Escritores mostram o duelo em diferentes épocas, valore e formas
Folha de S. Paulo, Mais!, 5/05/2007


Joseph Conrad é autor da obra-prima em coletânea de contos que mostram a ritualização do desejo de matar e seu fascínio

CRISTOVÃO TEZZA
ESPECIAL PARA A FOLHA

Na dura passagem da barbárie para a civilização, que não se completa nunca, a clássica instituição do duelo vem ritualizando o desejo de matar em torno da noção de "honra". De Aquiles e Heitor diante das muralhas de Tróia, passando pelas liças medievais e pelo tapa de luvas dos dândis do século 19, até a sua proscrição oficial moderna, o duelo, em diferentes épocas, valores e formas, conservou a brutalidade de seu fascínio, que, na literatura, se transforma no fascínio da brutalidade.

Na coletânea de contos "Mestres-de-Armas", organizada e apresentada por Cláudio Figueiredo, encontramos seis exemplos irresistíveis deste fascínio, que são também visões de mundo sobre o papel da honra numa realidade em transformação. Do alemão Heinrich von Kleist (1777-1811), o mais antigo, a Vladimir Nabokov (1899-1977), o mais moderno, entrevemos um espectro da percepção do duelo que toca em dois limites.

No conto de Kleist, um romântico regressivo, o duelar representa a "sagrada sentença das armas, que infalivelmente traria a verdade à luz". Na outra ponta, o século 20, Nabokov só consegue tratar do tema como farsa - "Uma Questão de Honra" é um divertimento em que a sátira impaciente cobre de mais ridículo ainda pessoas já em si suficientemente desprezíveis, que afinal são a matéria-prima do autor de "Lolita".

Em Guy de Maupassant, o tom da sátira não está completamente ausente, mas ela é perturbada pela percepção do absurdo de uma instituição social ainda de peso. No conto do austríaco Arthur Schnitzler - autor admirado por Freud-, morte e sexo são entidades sintomaticamente irmãs; o padrinho de um duelo deve relatar à viúva, por quem ele é apaixonado, que seu marido morreu - aqui, a comédia está ausente.

Mas é nos textos de Ivan Turguêniev (1818-83) e Joseph Conrad (1857-1924) que as cartas são colocadas na mesa na sua dimensão social mais ampla, flagrando o choque entre a "tribo" e a "cidade", por assim dizer - nos dois contos, os duelistas representam polarizações complexas.
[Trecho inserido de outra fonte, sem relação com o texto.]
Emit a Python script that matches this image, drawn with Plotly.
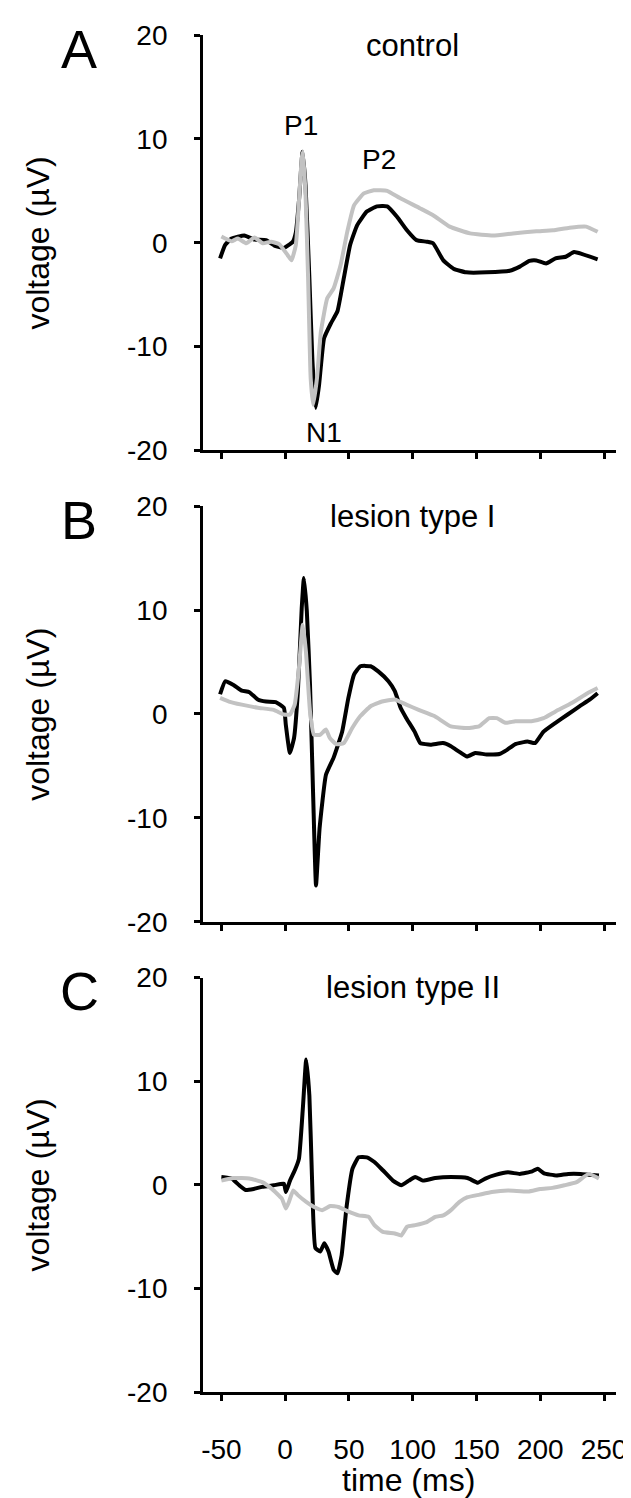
import plotly.graph_objects as go

# ---------------- data ----------------
# Panel A: control
a_black_t = [-51, -47, -42, -32, -24, -15, -8, -1, 6, 8.4, 11, 13.6, 16, 19, 21.4, 24, 26.6, 30.5, 35.7, 41, 46, 51, 56.5, 64, 72, 80, 87.7, 95.5, 103, 111, 116, 124, 132, 142, 158, 176, 184, 191.5, 197, 204.5, 212, 220, 226.5, 233, 245]
a_black_v = [-1.5, -0.2, 0.4, 0.7, 0.3, 0.25, -0.3, -0.5, 0.1, 1.0, 4.3, 8.75, 5.5, -3.4, -11.4, -15.9, -13.7, -9.2, -7.8, -6.6, -3.4, -0.2, 1.7, 3.0, 3.5, 3.5, 2.5, 1.2, 0.25, 0.1, -0.05, -1.7, -2.5, -2.85, -2.85, -2.7, -2.3, -1.75, -1.7, -2.0, -1.5, -1.35, -0.9, -1.1, -1.6]
a_gray_t = [-50, -42, -37, -30.5, -24, -17.5, -11, -4.5, 2, 5, 8.4, 11, 13, 14, 16, 18, 20, 22, 25, 28, 33, 38, 43.5, 48.7, 54, 61.7, 69.5, 80, 90, 106, 116, 129, 145, 163, 178.5, 197, 210, 223, 236, 245]
a_gray_v = [0.6, 0.15, 0.4, -0.05, 0.5, -0.05, 0.1, -0.15, -1.2, -1.7, -0.2, 4.3, 8.1, 8.75, 4.6, -3.4, -13.0, -15.6, -13.0, -8.6, -5.35, -4.4, -2.15, 1.05, 3.6, 4.75, 5.05, 5.0, 4.3, 3.3, 2.65, 1.55, 0.9, 0.7, 0.9, 1.1, 1.2, 1.45, 1.55, 1.05]

# Panel B: lesion type I
b_black_t = [-51, -47, -40.5, -34, -28, -21.5, -15, -7.4, -1, 0.5, 3.7, 7, 10, 13, 14.7, 17, 19.5, 22, 24.2, 27, 32, 38, 44.7, 49.5, 54, 59, 67, 73, 81, 86, 90.5, 95, 101.5, 106, 114, 123.7, 130, 136, 142.6, 149, 158, 168, 174, 180.5, 190, 196, 202.6, 212, 221.5, 231, 239, 245]
b_black_v = [1.9, 3.15, 2.8, 2.25, 2.1, 1.4, 1.2, 1.15, 0.6, -1.0, -3.75, -2.3, 2.2, 10.2, 13.1, 9.9, 2.8, -8.0, -16.5, -11.0, -5.85, -4.2, -1.7, 1.5, 3.8, 4.6, 4.6, 4.1, 3.15, 2.2, 0.6, -0.4, -1.7, -2.8, -2.95, -2.8, -3.1, -3.6, -4.1, -3.75, -3.9, -3.85, -3.45, -2.9, -2.65, -2.8, -1.7, -0.85, -0.05, 0.75, 1.4, 2.0]
b_gray_t = [-51, -44, -34, -21.5, -9, -1, 3.7, 7.5, 10.6, 13.8, 16.3, 19.5, 22.6, 27.4, 32, 35, 40, 46, 52.6, 59, 67, 76, 86, 95, 104.7, 117, 130, 142.6, 152, 160, 166, 172.6, 180.5, 193, 202.6, 212, 224.7, 237, 245]
b_gray_v = [1.55, 1.2, 0.9, 0.6, 0.4, -0.05, -0.05, 0.9, 4.1, 8.6, 6.0, 0.25, -2.0, -2.0, -1.5, -2.3, -2.9, -2.8, -1.35, -0.2, 0.75, 1.2, 1.4, 0.9, 0.4, -0.2, -1.2, -1.35, -1.2, -0.4, -0.4, -0.85, -0.7, -0.7, -0.4, 0.25, 1.05, 2.0, 2.5]

# Panel C: lesion type II
c_black_t = [-50, -42, -36, -31, -24.7, -18, -9, -1, 0.6, 3.8, 7.6, 10.8, 14, 16.5, 19, 21, 23.7, 27.5, 30.7, 34, 38, 41, 44.3, 48, 52.8, 57.6, 64, 70, 76.6, 84.5, 91, 97, 102, 108, 117.7, 130, 143, 151, 157, 165, 174.7, 184, 193.7, 198, 203, 212.7, 222, 231.6, 246]
c_black_v = [0.75, 0.6, -0.05, -0.5, -0.4, -0.2, -0.05, 0.1, -0.7, 0.4, 1.4, 2.5, 7.6, 12.1, 8.6, 0.9, -6.1, -6.45, -5.65, -6.45, -8.2, -8.55, -6.8, -2.3, 1.55, 2.65, 2.65, 2.2, 1.4, 0.4, -0.05, 0.4, 0.75, 0.4, 0.65, 0.75, 0.65, 0.2, 0.6, 0.95, 1.2, 1.05, 1.3, 1.55, 1.1, 0.9, 1.05, 1.05, 0.9]
c_gray_t = [-50, -40.5, -28, -18, -10.4, -2.5, 0.6, 3, 6.3, 10, 16.5, 22.8, 29, 35.4, 41.8, 49.7, 57.6, 65.5, 70, 76.6, 86, 91, 95.6, 102, 111, 117.7, 124, 130, 136.7, 143, 152.5, 162, 174.7, 190.5, 200, 209.5, 219, 228.5, 238, 246]
c_gray_v = [0.4, 0.65, 0.6, 0.25, -0.4, -1.35, -2.3, -1.65, -0.55, -1.0, -1.65, -2.15, -2.45, -2.05, -2.15, -2.6, -2.95, -3.1, -3.9, -4.55, -4.7, -4.9, -4.05, -3.9, -3.6, -3.1, -2.95, -2.45, -1.65, -1.2, -0.95, -0.7, -0.55, -0.65, -0.4, -0.3, -0.05, 0.25, 1.05, 0.6]

panel_titles = ["control", "lesion type I", "lesion type II"]
panel_letters = ["A", "B", "C"]
x_ticks = [-50, 0, 50, 100, 150, 200, 250]
y_ticks = [-20, -10, 0, 10, 20]

# ---------------- figure ----------------
FONT = "Liberation Sans, Arial, sans-serif"
BLACK = "#000000"
GRAY = "#c2c2c2"
LW = 4.0

panels = [
    (a_black_t, a_black_v, a_gray_t, a_gray_v),
    (b_black_t, b_black_v, b_gray_t, b_gray_v),
    (c_black_t, c_black_v, c_gray_t, c_gray_v),
]

fig = go.Figure()
for i, (bt, bv, gt, gv) in enumerate(panels):
    xa = "x" if i == 0 else f"x{i+1}"
    ya = "y" if i == 0 else f"y{i+1}"
    fig.add_trace(go.Scatter(x=bt, y=bv, mode="lines", xaxis=xa, yaxis=ya,
                             line=dict(color=BLACK, width=LW, shape="spline", smoothing=0.4),
                             showlegend=False, hoverinfo="skip"))
    fig.add_trace(go.Scatter(x=gt, y=gv, mode="lines", xaxis=xa, yaxis=ya,
                             line=dict(color=GRAY, width=LW, shape="spline", smoothing=0.4),
                             showlegend=False, hoverinfo="skip"))

domains = [[0.69383, 1.0], [0.34655, 0.65272], [0.0, 0.30543]]
layout = dict(
    width=631, height=1498,
    margin=dict(l=195, r=21, t=22, b=114),
    paper_bgcolor="white", plot_bgcolor="white",
    font=dict(family=FONT, color="black"),
    showlegend=False,
)
for i in range(3):
    xk = "xaxis" if i == 0 else f"xaxis{i+1}"
    yk = "yaxis" if i == 0 else f"yaxis{i+1}"
    ya = "y" if i == 0 else f"y{i+1}"
    xa = "x" if i == 0 else f"x{i+1}"
    layout[xk] = dict(
        range=[-64.4, 259.4], anchor=ya, tickvals=x_ticks,
        ticktext=[str(v) for v in x_ticks],
        showticklabels=(i == 2), ticks="outside", ticklen=6, tickwidth=2.5,
        tickcolor="black", showline=True, linecolor="black", linewidth=2.8,
        showgrid=False, zeroline=False, tickfont=dict(size=28, family=FONT),
        ticklabelstandoff=24,
    )
    layout[yk] = dict(
        range=[-20, 20], domain=domains[i], anchor=xa, tickvals=y_ticks,
        ticktext=[str(v) for v in y_ticks],
        ticks="outside", ticklen=6, tickwidth=2.5, tickcolor="black",
        showline=True, linecolor="black", linewidth=2.8, showgrid=False,
        zeroline=False, tickfont=dict(size=28, family=FONT), ticklabelstandoff=21,
    )
fig.update_layout(**layout)

ann = []
for i in range(3):
    xa = "x" if i == 0 else f"x{i+1}"
    ya = "y" if i == 0 else f"y{i+1}"
    ann.append(dict(text=panel_titles[i], x=100, y=19.0, xref=xa, yref=ya,
                    xanchor="center", yanchor="middle",
                    showarrow=False, font=dict(size=31, family=FONT)))
    ann.append(dict(text=panel_letters[i], x=-0.30, y=18.7, xref="paper", yref=ya,
                    xanchor="center", yanchor="middle",
                    showarrow=False, font=dict(size=54, family=FONT)))
    ann.append(dict(text="voltage (µV)", x=-0.40, y=0, xref="paper", yref=ya,
                    xanchor="center", yanchor="middle",
                    textangle=-90, showarrow=False, font=dict(size=32, family=FONT)))
ann.append(dict(text="P1", x=12.7, y=11.3, xref="x", yref="y", showarrow=False,
                xanchor="center", yanchor="middle", font=dict(size=28, family=FONT)))
ann.append(dict(text="P2", x=73.5, y=8.0, xref="x", yref="y", showarrow=False,
                xanchor="center", yanchor="middle", font=dict(size=28, family=FONT)))
ann.append(dict(text="N1", x=30.6, y=-18.3, xref="x", yref="y", showarrow=False,
                xanchor="center", yanchor="middle", font=dict(size=28, family=FONT)))
ann.append(dict(text="time (ms)", x=96.9, y=-0.0645, xref="x3", yref="paper",
                xanchor="center", yanchor="middle",
                showarrow=False, font=dict(size=32, family=FONT)))
fig.update_layout(annotations=ann)

fig.write_html("out.html")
Em Turguêniev, o código da honra é a expressão de um ressentimento social, afinal homicida; e no conto de Conrad ("O Duelo"), a obra-prima da coletânea, a possibilidade do duelo transcende seu traço anedótico ou episódico para ganhar uma inquietante permanência em nossa alma, latente ao longo de uma vida inteira, transformado num animal secreto que levamos conosco à espera de uma porta aberta.